begin Records for this task
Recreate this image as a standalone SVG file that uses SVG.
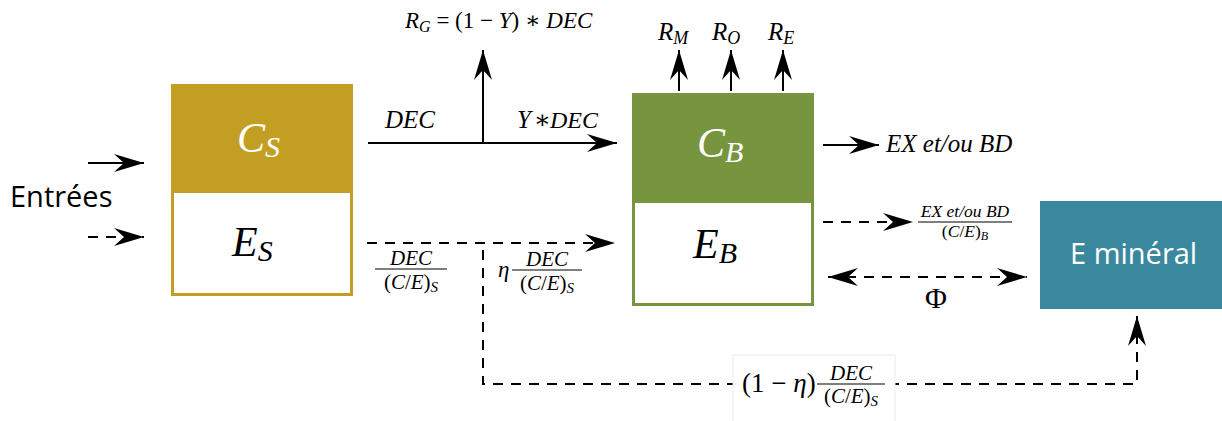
<svg xmlns="http://www.w3.org/2000/svg" width="1222" height="421" viewBox="0 0 1222 421">
<style>
.m{font-family:"Liberation Serif","DejaVu Serif",serif;font-style:italic;fill:#000}
.u{font-style:normal}
.s{font-family:"Open Sans","Noto Sans",sans-serif}
.ln{stroke:#000;stroke-width:2;fill:none}
.d{stroke-dasharray:10 8}
.w{fill:#fff}
</style>
<defs>
<marker id="ah" markerUnits="userSpaceOnUse" markerWidth="34" markerHeight="20" viewBox="-31 -10 33 20" refX="0" refY="0" orient="auto-start-reverse">
<path d="M0,0 L-30,-9 L-20,0 L-30,9 Z" fill="#000"/>
</marker>
</defs>
<rect width="1222" height="421" fill="#fff"/>

<g id="CS">
<rect x="171" y="84" width="182" height="109" fill="#c29f22"/>
<text class="m w" x="237" y="152" font-size="42" fill="#fff">C<tspan font-size="30" dy="5">S</tspan></text>
</g>
<g id="ES">
<rect x="172.5" y="191.5" width="179" height="103" fill="#fff" stroke="#c29f22" stroke-width="3"/>
<text class="m" x="232" y="256" font-size="42">E<tspan font-size="30" dy="5">S</tspan></text>
</g>
<g id="CB">
<rect x="632" y="93" width="182" height="110" fill="#77943e"/>
<text class="m" x="697" y="157" font-size="42" style="fill:#fff">C<tspan font-size="30" dy="5">B</tspan></text>
</g>
<g id="EB">
<rect x="633.5" y="201.5" width="179" height="103" fill="#fff" stroke="#77943e" stroke-width="3"/>
<text class="m" x="693" y="258" font-size="42">E<tspan font-size="30" dy="5">B</tspan></text>
</g>
<g id="Emin">
<rect x="1040" y="201" width="182" height="108" fill="#3a889e"/>
<text class="s" x="1070" y="264" font-size="29" fill="#fff">E minéral</text>
</g>
<g id="entrees">
<text class="s" x="10" y="207" font-size="29" fill="#000">Entrées</text>
</g>

<g id="connectors">
<line class="ln" x1="88" y1="163" x2="144" y2="163" marker-end="url(#ah)"/>
<line class="ln d" x1="88" y1="237" x2="144" y2="237" marker-end="url(#ah)"/>
<line class="ln" x1="368" y1="143" x2="617" y2="143" marker-end="url(#ah)"/>
<line class="ln" x1="483" y1="143" x2="483" y2="50" marker-end="url(#ah)"/>
<line class="ln" x1="679" y1="91" x2="679" y2="50" marker-end="url(#ah)"/>
<line class="ln" x1="731" y1="91" x2="731" y2="50" marker-end="url(#ah)"/>
<line class="ln" x1="783" y1="91" x2="783" y2="50" marker-end="url(#ah)"/>
<line class="ln" x1="823" y1="145" x2="879" y2="145" marker-end="url(#ah)"/>
<line class="ln d" x1="367" y1="243" x2="615" y2="243" marker-end="url(#ah)"/>
<line class="ln d" x1="823" y1="222" x2="913" y2="222" marker-end="url(#ah)"/>
<line class="ln d" x1="828" y1="277" x2="1027" y2="277" marker-start="url(#ah)" marker-end="url(#ah)"/>
<path class="ln d" d="M483,250 L483,384 L1137,384 L1137,316" marker-end="url(#ah)"/>
</g>

<g id="labels">
<text class="m" x="405" y="28" font-size="23">R<tspan font-size="16" dy="4">G</tspan><tspan class="u" dy="-4"> = (1 − </tspan>Y<tspan class="u">) ∗ </tspan>DEC</text>
<text class="m" x="385" y="128" font-size="25">DEC</text>
<text class="m" x="517" y="128" font-size="25">Y</text>
<text class="m u" x="534" y="128" font-size="25">∗</text>
<text class="m" x="550" y="128" font-size="24">DEC</text>
<text class="m" x="658" y="40" font-size="25">R<tspan font-size="18" dy="4">M</tspan></text>
<text class="m" x="712" y="40" font-size="25">R<tspan font-size="18" dy="4">O</tspan></text>
<text class="m" x="768" y="40" font-size="25">R<tspan font-size="18" dy="4">E</tspan></text>
<text class="m" x="886" y="152" font-size="25">EX et/ou BD</text>

<text class="m" x="411" y="265" font-size="21" text-anchor="middle">DEC</text>
<line x1="375" y1="269" x2="447" y2="269" stroke="#000" stroke-width="1.2"/>
<text class="m" x="411" y="289" font-size="21" text-anchor="middle"><tspan class="u">(</tspan>C<tspan class="u">/</tspan>E<tspan class="u">)</tspan><tspan font-size="15" dy="3">S</tspan></text>

<text class="m" x="498" y="277" font-size="23">η</text>
<text class="m" x="547" y="266" font-size="21" text-anchor="middle">DEC</text>
<line x1="512" y1="270" x2="582" y2="270" stroke="#000" stroke-width="1.2"/>
<text class="m" x="547" y="290" font-size="21" text-anchor="middle"><tspan class="u">(</tspan>C<tspan class="u">/</tspan>E<tspan class="u">)</tspan><tspan font-size="15" dy="3">S</tspan></text>

<text class="m" x="965" y="217" font-size="17.5" text-anchor="middle">EX  et/ou  BD</text>
<line x1="918" y1="222" x2="1012" y2="222" stroke="#000" stroke-width="1.2"/>
<text class="m" x="965" y="237" font-size="17.5" text-anchor="middle"><tspan class="u">(</tspan>C<tspan class="u">/</tspan>E<tspan class="u">)</tspan><tspan font-size="12" dy="3">B</tspan></text>

<text class="m u" x="936" y="308" font-size="30" text-anchor="middle">Φ</text>

<rect x="733" y="355" width="162" height="70" fill="#fff" stroke="#ececec" stroke-width="1"/>
<text class="m" x="742" y="392" font-size="27"><tspan class="u">(1 − </tspan>η<tspan class="u">)</tspan></text>
<text class="m" x="851" y="380" font-size="21" text-anchor="middle">DEC</text>
<line x1="817" y1="384" x2="885" y2="384" stroke="#000" stroke-width="1.2"/>
<text class="m" x="851" y="403" font-size="21" text-anchor="middle"><tspan class="u">(</tspan>C<tspan class="u">/</tspan>E<tspan class="u">)</tspan><tspan font-size="15" dy="3">S</tspan></text>
</g>
</svg>
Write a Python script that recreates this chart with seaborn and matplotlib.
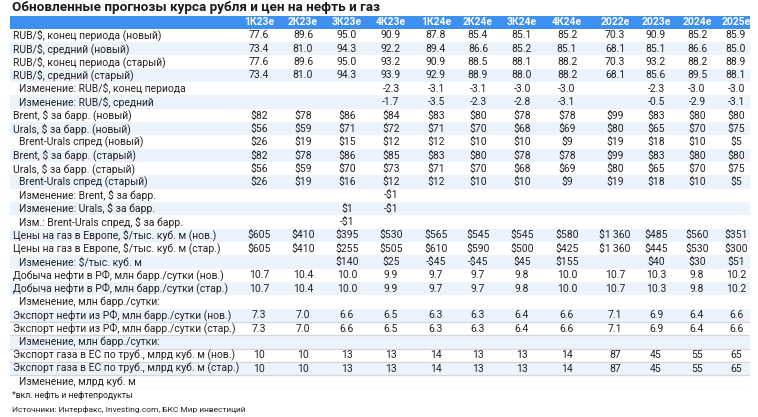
import numpy as np
import pandas as pd
import matplotlib
matplotlib.use("Agg")
import matplotlib.pyplot as plt
import seaborn as sns
from matplotlib.colors import ListedColormap
from matplotlib.transforms import blended_transform_factory

sns.set_theme(style="white")
plt.rcParams['font.family'] = ['Roboto', 'DejaVu Sans']

title = "Обновленные прогнозы курса рубля и цен на нефть и газ"
periods = ["1К23е", "2К23е", "3К23е", "4К23е", "1К24е", "2К24е", "3К24е", "4К24е",
           "2022е", "2023е", "2024е", "2025е"]

N = None
rub_end_new = [77.6, 89.6, 95.0, 90.9, 87.8, 85.4, 85.1, 85.2, 70.3, 90.9, 85.2, 85.9]
rub_avg_new = [73.4, 81.0, 94.3, 92.2, 89.4, 86.6, 85.2, 85.1, 68.1, 85.1, 86.6, 85.0]
rub_end_old = [77.6, 89.6, 95.0, 93.2, 90.9, 88.5, 88.1, 88.2, 70.3, 93.2, 88.2, 88.9]
rub_avg_old = [73.4, 81.0, 94.3, 93.9, 92.9, 88.9, 88.0, 88.2, 68.1, 85.6, 89.5, 88.1]
chg_rub_end = [N, N, N, -2.3, -3.1, -3.1, -3.0, -3.0, N, -2.3, -3.0, -3.0]
chg_rub_avg = [N, N, N, -1.7, -3.5, -2.3, -2.8, -3.1, N, -0.5, -2.9, -3.1]
brent_new = [82, 78, 86, 84, 83, 80, 78, 78, 99, 83, 80, 80]
urals_new = [56, 59, 71, 72, 71, 70, 68, 69, 80, 65, 70, 75]
spread_new = [26, 19, 15, 12, 12, 10, 10, 9, 19, 18, 10, 5]
brent_old = [82, 78, 86, 85, 83, 80, 78, 78, 99, 83, 80, 80]
urals_old = [56, 59, 70, 73, 71, 70, 68, 69, 80, 65, 70, 75]
spread_old = [26, 19, 16, 12, 12, 10, 10, 9, 19, 18, 10, 5]
chg_brent = [N, N, N, -1, N, N, N, N, N, N, N, N]
chg_urals = [N, N, 1, -1, N, N, N, N, N, N, N, N]
chg_spread = [N, N, -1, N, N, N, N, N, N, N, N, N]
gas_new = [605, 410, 395, 530, 565, 545, 545, 580, 1360, 485, 560, 351]
gas_old = [605, 410, 255, 505, 610, 590, 500, 425, 1360, 445, 530, 300]
chg_gas = [N, N, 140, 25, -45, -45, 45, 155, N, 40, 30, 51]
oil_prod_new = [10.7, 10.4, 10.0, 9.9, 9.7, 9.7, 9.8, 10.0, 10.7, 10.3, 9.8, 10.2]
oil_prod_old = [10.7, 10.4, 10.0, 9.9, 9.7, 9.7, 9.8, 10.0, 10.7, 10.3, 9.8, 10.2]
chg_oil_prod = [N] * 12
oil_exp_new = [7.3, 7.0, 6.6, 6.5, 6.3, 6.3, 6.4, 6.6, 7.1, 6.9, 6.4, 6.6]
oil_exp_old = [7.3, 7.0, 6.6, 6.5, 6.3, 6.3, 6.4, 6.6, 7.1, 6.9, 6.4, 6.6]
chg_oil_exp = [N] * 12
gas_exp_new = [10, 10, 13, 13, 14, 13, 13, 14, 87, 45, 55, 65]
gas_exp_old = [10, 10, 13, 13, 14, 13, 13, 14, 87, 45, 55, 65]
chg_gas_exp = [N] * 12

# (label, values, format, indented)
rows = [
    ("RUB/$, конец периода (новый)", rub_end_new, "f1", False),
    ("RUB/$, средний (новый)", rub_avg_new, "f1", False),
    ("RUB/$, конец периода (старый)", rub_end_old, "f1", False),
    ("RUB/$, средний (старый)", rub_avg_old, "f1", False),
    ("Изменение: RUB/$, конец периода", chg_rub_end, "f1", True),
    ("Изменение: RUB/$, средний", chg_rub_avg, "f1", True),
    ("Brent, $ за барр. (новый)", brent_new, "usd", False),
    ("Urals, $ за барр. (новый)", urals_new, "usd", False),
    ("Brent-Urals спред (новый)", spread_new, "usd", True),
    ("Brent, $ за барр. (старый)", brent_old, "usd", False),
    ("Urals, $ за барр. (старый)", urals_old, "usd", False),
    ("Brent-Urals спред (старый)", spread_old, "usd", True),
    ("Изменение: Brent, $ за барр.", chg_brent, "usd", True),
    ("Изменение: Urals, $ за барр.", chg_urals, "usd", True),
    ("Изм.: Brent-Urals спред, $ за барр.", chg_spread, "usd", True),
    ("Цены на газ в Европе, $/тыс. куб. м (нов.)", gas_new, "usd", False),
    ("Цены на газ в Европе, $/тыс. куб. м (стар.)", gas_old, "usd", False),
    ("Изменение: $/тыс. куб. м", chg_gas, "usd", True),
    ("Добыча нефти в РФ, млн барр./сутки (нов.)", oil_prod_new, "f1", False),
    ("Добыча нефти в РФ, млн барр./сутки (стар.)", oil_prod_old, "f1", False),
    ("Изменение, млн барр./сутки:", chg_oil_prod, "f1", True),
    ("Экспорт нефти из РФ, млн барр./сутки (нов.)", oil_exp_new, "f1", False),
    ("Экспорт нефти из РФ, млн барр./сутки (стар.)", oil_exp_old, "f1", False),
    ("Изменение, млн барр./сутки:", chg_oil_exp, "f1", True),
    ("Экспорт газа в ЕС по труб., млрд куб. м (нов.)", gas_exp_new, "int", False),
    ("Экспорт газа в ЕС по труб., млрд куб. м (стар.)", gas_exp_old, "int", False),
    ("Изменение, млрд куб. м", chg_gas_exp, "int", True),
]
footnote = "*вкл. нефть и нефтепродукты"
source = "Источники: Интерфакс, Investing.com, БКС Мир инвестиций"


def fmt(v, kind):
    if v is None:
        return ""
    if kind == "f1":
        return f"{v:.1f}"
    if kind == "int":
        return f"{v:d}"
    s = f"{abs(v):,}".replace(",", "\u2009")
    return ("-$" if v < 0 else "$") + s


W, H = 758, 417
fig = plt.figure(figsize=(W / 100, H / 100), dpi=100)
left_px, right_px, top_px, bot_px = 10, 750, 15.5, 388.5
ax = fig.add_axes([left_px / W, 1 - bot_px / H, (right_px - left_px) / W, (bot_px - top_px) / H])

shade = [2] + [i % 2 for i in range(len(rows))]
shade_df = pd.DataFrame({"band": shade})
cmap = ListedColormap(["#ffffff", "#edf3fc", "#3d8ff0"])
sns.heatmap(shade_df, ax=ax, cmap=cmap, vmin=-0.5, vmax=2.5, cbar=False,
            xticklabels=False, yticklabels=False, linewidths=0)
ax.set_xlim(0, 1)

col_px = [259, 303, 347, 391, 436, 478, 522, 567, 615, 656, 697, 736]
col_x = [(p - left_px) / (right_px - left_px) for p in col_px]
tr = blended_transform_factory(ax.transAxes, ax.transData)

fs = 7.5
txt_col = "#222222"
for j, p in enumerate(periods):
    ax.text(col_x[j], 0.5, p, transform=tr, ha="center", va="center",
            color="white", fontsize=fs, fontweight="semibold")

lab_main = (13 - left_px) / (right_px - left_px)
lab_ind = (19 - left_px) / (right_px - left_px)
for i, (label, vals, kind, ind) in enumerate(rows):
    y = i + 1.5
    ax.text(lab_ind if ind else lab_main, y, label, transform=tr, ha="left",
            va="center", color=txt_col, fontsize=fs)
    for j, v in enumerate(vals):
        s = fmt(v, kind)
        if s:
            ax.text(col_x[j], y, s, transform=tr, ha="center", va="center",
                    color=txt_col, fontsize=fs)

# separator lines in the lower block
for k in range(22, len(rows) + 1):
    ax.axhline(k + 1, color="#d4d6da", lw=0.9)

fig.text(12 / W, 1 - 8 / H, title, ha="left", va="center", fontsize=9.7,
         fontweight="semibold", color="#1a1a1a")
fig.text(12 / W, 1 - 396 / H, footnote, ha="left", va="center", fontsize=6.2, color=txt_col)
fig.text(12 / W, 1 - 409 / H, source, ha="left", va="center", fontsize=6.0, color=txt_col)

fig.savefig("out.png", dpi=100)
end Records for this task
*Given request:* Reproduce only the lines running from the one that has "Write a Python" through the one that has "plt.rcParams['font.family'] = ['Roboto', 'DejaVu", ends included. Any pictures in that stretch should not be copied.

*Full output:*
Write a Python script that recreates this chart with seaborn and matplotlib.
import numpy as np
import pandas as pd
import matplotlib
matplotlib.use("Agg")
import matplotlib.pyplot as plt
import seaborn as sns
from matplotlib.colors import ListedColormap
from matplotlib.transforms import blended_transform_factory

sns.set_theme(style="white")
plt.rcParams['font.family'] = ['Roboto', 'DejaVu Sans']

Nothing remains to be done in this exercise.